Generate n-ary binary tree in haskell

Question

I try to create random trees from this structure:

data Tree a = Leaf a
            | Funktion (Tree a) (Tree a)
            | Lambda (Tree a)
            deriving (Show)

The problem I have is that I don't even know how to generate a tree with the depth of (for example) 2 which only has "Lambda" as nodes. If someone could help me with generating this simple tree (depth 2) I could generate them randomly. If I implement a function like this:

build (Tree a) 0 = Leaf "A"
build (Tree a) n = build (Lambda a) (n-1)

It won't work since the function build itself expects a Tree as input. Actually I need trees which have the nodes Lambda or Funktion, but first of all I need to understand how to generate a simple version of this structure.

Answer 1

It sounds like you want something like

build :: Natural       -- ^ Number, n, of Lambda nodes
      -> a             -- ^ Value, v, to store in the Leaf
      -> Tree a        -- ^ Lambda^n (Leaf v)
build 0 a = Leaf a
build n a = Lambda (build (n - 1) a)

So that build 4 "A" will produce

Lambda (Lambda (Lambda (Lambda (Leaf "A"))))

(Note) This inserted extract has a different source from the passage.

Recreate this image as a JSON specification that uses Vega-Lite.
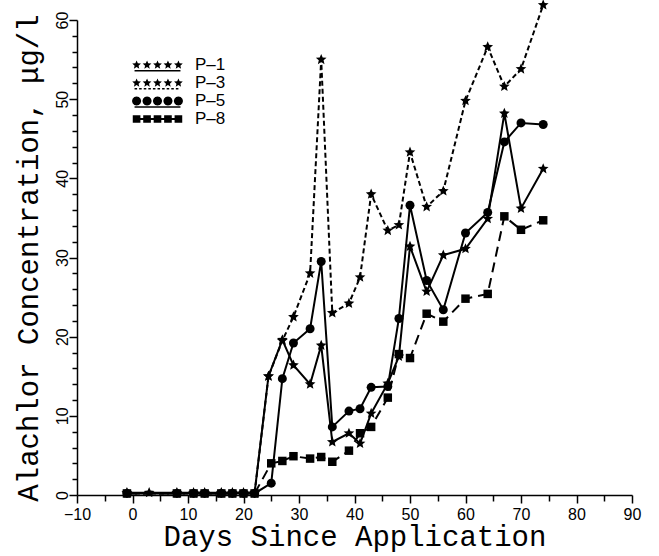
{
  "$schema": "https://vega.github.io/schema/vega-lite/v6.json",
  "width": 555,
  "height": 475,
  "autosize": {"type": "none"},
  "padding": {"left": 77, "top": 20, "right": 27, "bottom": 61},
  "background": "white",
  "config": {"view": {"stroke": null}},
  "data": {
    "values": [
      {"series": "P-1", "day": -1, "value": 0.3},
      {"series": "P-1", "day": 3, "value": 0.3},
      {"series": "P-1", "day": 8, "value": 0.3},
      {"series": "P-1", "day": 11, "value": 0.3},
      {"series": "P-1", "day": 13, "value": 0.3},
      {"series": "P-1", "day": 16, "value": 0.3},
      {"series": "P-1", "day": 18, "value": 0.3},
      {"series": "P-1", "day": 20, "value": 0.3},
      {"series": "P-1", "day": 22, "value": 0.3},
      {"series": "P-1", "day": 24.5, "value": 15.0},
      {"series": "P-1", "day": 27, "value": 19.6},
      {"series": "P-1", "day": 29, "value": 16.4},
      {"series": "P-1", "day": 32, "value": 14.0},
      {"series": "P-1", "day": 34, "value": 18.9},
      {"series": "P-1", "day": 36, "value": 6.7},
      {"series": "P-1", "day": 39, "value": 7.8},
      {"series": "P-1", "day": 41, "value": 6.5},
      {"series": "P-1", "day": 43, "value": 10.3},
      {"series": "P-1", "day": 46, "value": 14.1},
      {"series": "P-1", "day": 48, "value": 17.5},
      {"series": "P-1", "day": 50, "value": 31.4},
      {"series": "P-1", "day": 53, "value": 25.7},
      {"series": "P-1", "day": 56, "value": 30.3},
      {"series": "P-1", "day": 60, "value": 31.1},
      {"series": "P-1", "day": 64, "value": 34.9},
      {"series": "P-1", "day": 67, "value": 48.2},
      {"series": "P-1", "day": 70, "value": 36.2},
      {"series": "P-1", "day": 74, "value": 41.2},

      {"series": "P-3", "day": -1, "value": 0.2},
      {"series": "P-3", "day": 8, "value": 0.2},
      {"series": "P-3", "day": 11, "value": 0.2},
      {"series": "P-3", "day": 13, "value": 0.2},
      {"series": "P-3", "day": 16, "value": 0.2},
      {"series": "P-3", "day": 18, "value": 0.2},
      {"series": "P-3", "day": 20, "value": 0.2},
      {"series": "P-3", "day": 22, "value": 0.2},
      {"series": "P-3", "day": 24.5, "value": 15.0},
      {"series": "P-3", "day": 27, "value": 19.5},
      {"series": "P-3", "day": 29, "value": 22.5},
      {"series": "P-3", "day": 32, "value": 28.0},
      {"series": "P-3", "day": 34, "value": 55.0},
      {"series": "P-3", "day": 36, "value": 23.0},
      {"series": "P-3", "day": 39, "value": 24.2},
      {"series": "P-3", "day": 41, "value": 27.5},
      {"series": "P-3", "day": 43, "value": 38.0},
      {"series": "P-3", "day": 46, "value": 33.4},
      {"series": "P-3", "day": 48, "value": 34.1},
      {"series": "P-3", "day": 50, "value": 43.3},
      {"series": "P-3", "day": 53, "value": 36.4},
      {"series": "P-3", "day": 56, "value": 38.4},
      {"series": "P-3", "day": 60, "value": 49.8},
      {"series": "P-3", "day": 64, "value": 56.6},
      {"series": "P-3", "day": 67, "value": 51.6},
      {"series": "P-3", "day": 70, "value": 53.8},
      {"series": "P-3", "day": 74, "value": 61.9},

      {"series": "P-5", "day": -1, "value": 0.2},
      {"series": "P-5", "day": 8, "value": 0.2},
      {"series": "P-5", "day": 11, "value": 0.2},
      {"series": "P-5", "day": 13, "value": 0.2},
      {"series": "P-5", "day": 16, "value": 0.2},
      {"series": "P-5", "day": 18, "value": 0.2},
      {"series": "P-5", "day": 20, "value": 0.2},
      {"series": "P-5", "day": 22, "value": 0.2},
      {"series": "P-5", "day": 25, "value": 1.5},
      {"series": "P-5", "day": 27, "value": 14.7},
      {"series": "P-5", "day": 29, "value": 19.2},
      {"series": "P-5", "day": 32, "value": 21.0},
      {"series": "P-5", "day": 34, "value": 29.5},
      {"series": "P-5", "day": 36, "value": 8.6},
      {"series": "P-5", "day": 39, "value": 10.6},
      {"series": "P-5", "day": 41, "value": 10.9},
      {"series": "P-5", "day": 43, "value": 13.6},
      {"series": "P-5", "day": 46, "value": 13.7},
      {"series": "P-5", "day": 48, "value": 22.3},
      {"series": "P-5", "day": 50, "value": 36.6},
      {"series": "P-5", "day": 53, "value": 27.1},
      {"series": "P-5", "day": 56, "value": 23.4},
      {"series": "P-5", "day": 60, "value": 33.1},
      {"series": "P-5", "day": 64, "value": 35.7},
      {"series": "P-5", "day": 67, "value": 44.6},
      {"series": "P-5", "day": 70, "value": 47.0},
      {"series": "P-5", "day": 74, "value": 46.8},

      {"series": "P-8", "day": -1, "value": 0.2},
      {"series": "P-8", "day": 8, "value": 0.2},
      {"series": "P-8", "day": 11, "value": 0.2},
      {"series": "P-8", "day": 13, "value": 0.2},
      {"series": "P-8", "day": 16, "value": 0.2},
      {"series": "P-8", "day": 18, "value": 0.2},
      {"series": "P-8", "day": 20, "value": 0.2},
      {"series": "P-8", "day": 22, "value": 0.2},
      {"series": "P-8", "day": 25, "value": 4.0},
      {"series": "P-8", "day": 27, "value": 4.3},
      {"series": "P-8", "day": 29, "value": 4.9},
      {"series": "P-8", "day": 32, "value": 4.6},
      {"series": "P-8", "day": 34, "value": 4.8},
      {"series": "P-8", "day": 36, "value": 4.2},
      {"series": "P-8", "day": 39, "value": 5.6},
      {"series": "P-8", "day": 41, "value": 7.8},
      {"series": "P-8", "day": 43, "value": 8.6},
      {"series": "P-8", "day": 46, "value": 12.3},
      {"series": "P-8", "day": 48, "value": 17.8},
      {"series": "P-8", "day": 50, "value": 17.3},
      {"series": "P-8", "day": 53, "value": 22.9},
      {"series": "P-8", "day": 56, "value": 21.9},
      {"series": "P-8", "day": 60, "value": 24.8},
      {"series": "P-8", "day": 64, "value": 25.4},
      {"series": "P-8", "day": 67, "value": 35.2},
      {"series": "P-8", "day": 70, "value": 33.5},
      {"series": "P-8", "day": 74, "value": 34.7}
    ]
  },
  "encoding": {
    "x": {
      "field": "day", "type": "quantitative",
      "scale": {"domain": [-10, 90], "nice": false, "zero": false},
      "axis": {
        "values": [-10, -5, 0, 5, 10, 15, 20, 25, 30, 35, 40, 45, 50, 55, 60, 65, 70, 75, 80, 85, 90],
        "labelExpr": "datum.value % 10 === 0 ? datum.label : ''",
        "tickSize": {"condition": {"test": "datum.value % 10 === 0", "value": 8}, "value": 6},
        "grid": false,
        "domainColor": "black", "domainWidth": 1.5,
        "tickColor": "black", "tickWidth": 1.5,
        "labelFont": "Liberation Sans", "labelFontSize": 16, "labelColor": "black",
        "labelPadding": 3, "labelOverlap": false, "labelFlush": false,
        "title": "Days Since Application",
        "titleFont": "Liberation Mono", "titleFontSize": 29, "titleFontWeight": "normal",
        "titleColor": "black", "titlePadding": 0
      }
    },
    "y": {
      "field": "value", "type": "quantitative",
      "scale": {"domain": [0, 60], "nice": false},
      "axis": {
        "values": [0, 2, 4, 6, 8, 10, 12, 14, 16, 18, 20, 22, 24, 26, 28, 30, 32, 34, 36, 38, 40, 42, 44, 46, 48, 50, 52, 54, 56, 58, 60],
        "labelExpr": "datum.value % 10 === 0 ? datum.label : ''",
        "tickSize": {"condition": {"test": "datum.value % 10 === 0", "value": 8}, "value": 5},
        "grid": false,
        "domainColor": "black", "domainWidth": 1.5,
        "tickColor": "black", "tickWidth": 1.5,
        "labelFont": "Liberation Sans", "labelFontSize": 16, "labelColor": "black",
        "labelAngle": -90, "labelAlign": "center", "labelBaseline": "alphabetic",
        "labelPadding": 2, "labelOverlap": false, "labelFlush": false,
        "title": "Alachlor Concentration, μg/l",
        "titleFont": "Liberation Mono", "titleFontSize": 29, "titleFontWeight": "normal",
        "titleColor": "black", "titlePadding": 11
      }
    }
  },
  "layer": [
    {
      "transform": [{"filter": {"field": "series", "oneOf": ["P-1", "P-5"]}}],
      "mark": {"type": "line", "color": "black", "strokeWidth": 2},
      "encoding": {"detail": {"field": "series"}}
    },
    {
      "transform": [{"filter": {"field": "series", "equal": "P-3"}}],
      "mark": {"type": "line", "color": "black", "strokeWidth": 2, "strokeDash": [5, 3]},
      "encoding": {}
    },
    {
      "transform": [{"filter": {"field": "series", "equal": "P-8"}}],
      "mark": {"type": "line", "color": "black", "strokeWidth": 2, "strokeDash": [10, 6]},
      "encoding": {}
    },
    {
      "transform": [{"filter": {"field": "series", "oneOf": ["P-1", "P-3"]}}],
      "mark": {"type": "point", "filled": true, "color": "black", "opacity": 1, "strokeWidth": 0, "size": 81,
               "shape": "M0,-1.25L0.33,-0.455L1.19,-0.386L0.535,0.174L0.735,1.011L0,0.563L-0.735,1.011L-0.535,0.174L-1.19,-0.386L-0.33,-0.455Z"},
      "encoding": {}
    },
    {
      "transform": [{"filter": {"field": "series", "equal": "P-5"}}],
      "mark": {"type": "point", "filled": true, "color": "black", "opacity": 1, "strokeWidth": 0, "size": 81, "shape": "circle"},
      "encoding": {}
    },
    {
      "transform": [{"filter": {"field": "series", "equal": "P-8"}}],
      "mark": {"type": "point", "filled": true, "color": "black", "opacity": 1, "strokeWidth": 0, "size": 72, "shape": "square"},
      "encoding": {}
    },
    {
      "transform": [{"filter": {"field": "series", "equal": "legend-only"}}],
      "mark": {"type": "point", "filled": true, "color": "black", "opacity": 1, "strokeWidth": 0, "size": 2601},
      "encoding": {
        "shape": {
          "field": "series", "type": "nominal",
          "scale": {
            "domain": ["P-1", "P-3", "P-5", "P-8"],
            "range": [
              "M-0.82,-0.18L-0.772,-0.066L-0.649,-0.056L-0.743,0.025L-0.714,0.146L-0.82,0.081L-0.926,0.146L-0.897,0.025L-0.991,-0.056L-0.868,-0.066ZM-0.41,-0.18L-0.362,-0.066L-0.239,-0.056L-0.333,0.025L-0.304,0.146L-0.41,0.081L-0.516,0.146L-0.487,0.025L-0.581,-0.056L-0.458,-0.066ZM0,-0.18L0.048,-0.066L0.171,-0.056L0.077,0.025L0.106,0.146L0,0.081L-0.106,0.146L-0.077,0.025L-0.171,-0.056L-0.048,-0.066ZM0.41,-0.18L0.458,-0.066L0.581,-0.056L0.487,0.025L0.516,0.146L0.41,0.081L0.304,0.146L0.333,0.025L0.239,-0.056L0.362,-0.066ZM0.82,-0.18L0.868,-0.066L0.991,-0.056L0.897,0.025L0.926,0.146L0.82,0.081L0.714,0.146L0.743,0.025L0.649,-0.056L0.772,-0.066ZM-0.9,0.2L0.9,0.2L0.9,0.25L-0.9,0.25Z",
              "M-0.82,-0.18L-0.772,-0.066L-0.649,-0.056L-0.743,0.025L-0.714,0.146L-0.82,0.081L-0.926,0.146L-0.897,0.025L-0.991,-0.056L-0.868,-0.066ZM-0.41,-0.18L-0.362,-0.066L-0.239,-0.056L-0.333,0.025L-0.304,0.146L-0.41,0.081L-0.516,0.146L-0.487,0.025L-0.581,-0.056L-0.458,-0.066ZM0,-0.18L0.048,-0.066L0.171,-0.056L0.077,0.025L0.106,0.146L0,0.081L-0.106,0.146L-0.077,0.025L-0.171,-0.056L-0.048,-0.066ZM0.41,-0.18L0.458,-0.066L0.581,-0.056L0.487,0.025L0.516,0.146L0.41,0.081L0.304,0.146L0.333,0.025L0.239,-0.056L0.362,-0.066ZM0.82,-0.18L0.868,-0.066L0.991,-0.056L0.897,0.025L0.926,0.146L0.82,0.081L0.714,0.146L0.743,0.025L0.649,-0.056L0.772,-0.066ZM-0.9,0.2L-0.8,0.2L-0.8,0.25L-0.9,0.25ZM-0.72,0.2L-0.62,0.2L-0.62,0.25L-0.72,0.25ZM-0.54,0.2L-0.44,0.2L-0.44,0.25L-0.54,0.25ZM-0.36,0.2L-0.26,0.2L-0.26,0.25L-0.36,0.25ZM-0.18,0.2L-0.08,0.2L-0.08,0.25L-0.18,0.25ZM0,0.2L0.1,0.2L0.1,0.25L0,0.25ZM0.18,0.2L0.28,0.2L0.28,0.25L0.18,0.25ZM0.36,0.2L0.46,0.2L0.46,0.25L0.36,0.25ZM0.54,0.2L0.64,0.2L0.64,0.25L0.54,0.25ZM0.72,0.2L0.82,0.2L0.82,0.25L0.72,0.25Z",
              "M-0.64,0L-0.664,0.09L-0.73,0.156L-0.82,0.18L-0.91,0.156L-0.976,0.09L-1,0L-0.976,-0.09L-0.91,-0.156L-0.82,-0.18L-0.73,-0.156L-0.664,-0.09ZM-0.23,0L-0.254,0.09L-0.32,0.156L-0.41,0.18L-0.5,0.156L-0.566,0.09L-0.59,0L-0.566,-0.09L-0.5,-0.156L-0.41,-0.18L-0.32,-0.156L-0.254,-0.09ZM0.18,0L0.156,0.09L0.09,0.156L0,0.18L-0.09,0.156L-0.156,0.09L-0.18,0L-0.156,-0.09L-0.09,-0.156L0,-0.18L0.09,-0.156L0.156,-0.09ZM0.59,0L0.566,0.09L0.5,0.156L0.41,0.18L0.32,0.156L0.254,0.09L0.23,0L0.254,-0.09L0.32,-0.156L0.41,-0.18L0.5,-0.156L0.566,-0.09ZM1,0L0.976,0.09L0.91,0.156L0.82,0.18L0.73,0.156L0.664,0.09L0.64,0L0.664,-0.09L0.73,-0.156L0.82,-0.18L0.91,-0.156L0.976,-0.09ZM-0.9,0.21L0.9,0.21L0.9,0.26L-0.9,0.26Z",
              "M-0.97,-0.15L-0.67,-0.15L-0.67,0.15L-0.97,0.15ZM-0.56,-0.15L-0.26,-0.15L-0.26,0.15L-0.56,0.15ZM-0.15,-0.15L0.15,-0.15L0.15,0.15L-0.15,0.15ZM0.26,-0.15L0.56,-0.15L0.56,0.15L0.26,0.15ZM0.67,-0.15L0.97,-0.15L0.97,0.15L0.67,0.15ZM-0.85,-0.04L0.85,-0.04L0.85,0.04L-0.85,0.04Z"
            ]
          },
          "legend": {
            "title": null,
            "orient": "none",
            "legendX": 55,
            "legendY": 37,
            "padding": 0,
            "symbolSize": 2601,
            "clipHeight": 16,
            "rowPadding": 1,
            "labelFont": "Liberation Sans",
            "labelFontSize": 17,
            "labelColor": "black",
            "labelOffset": 12,
            "labelExpr": "replace(datum.label, '-', '–')",
            "symbolStrokeWidth": 0,
            "symbolFillColor": "black",
            "symbolOpacity": 1
          }
        }
      }
    }
  ]
}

Unfortunately, the rest of your question (about generating random trees) really requires substantially more context to answer.

Answer 2

You're close - your build function at the moment will always return a Leaf , as the base case of the recursion doesn't do anything with its argument. You don't actually need the argument:

build :: Integer -> Tree String
build 0 = Leaf "A"
build n = Lambda $ build (n-1)

This would produce what your build function seems to be intending, that is a simple "tree" of given depth n composed of a Leaf node and Lambda nodes. Eg:

λ> build 2
Lambda (Lambda (Leaf "A"))

---

To get your randomly generated tree, you need to look at the System.Random module.

For example building on the previous, a tree of random height between a given upper and lower bound:

buildRandom :: (Integer, Integer) -> IO (Tree String)
buildRandom bounds = randomRIO bounds >>= return . build

This can be extended and modified to produce the behaviour you want (a fully random generated tree), but requires knowledge of monads etc., which might take some extra reading.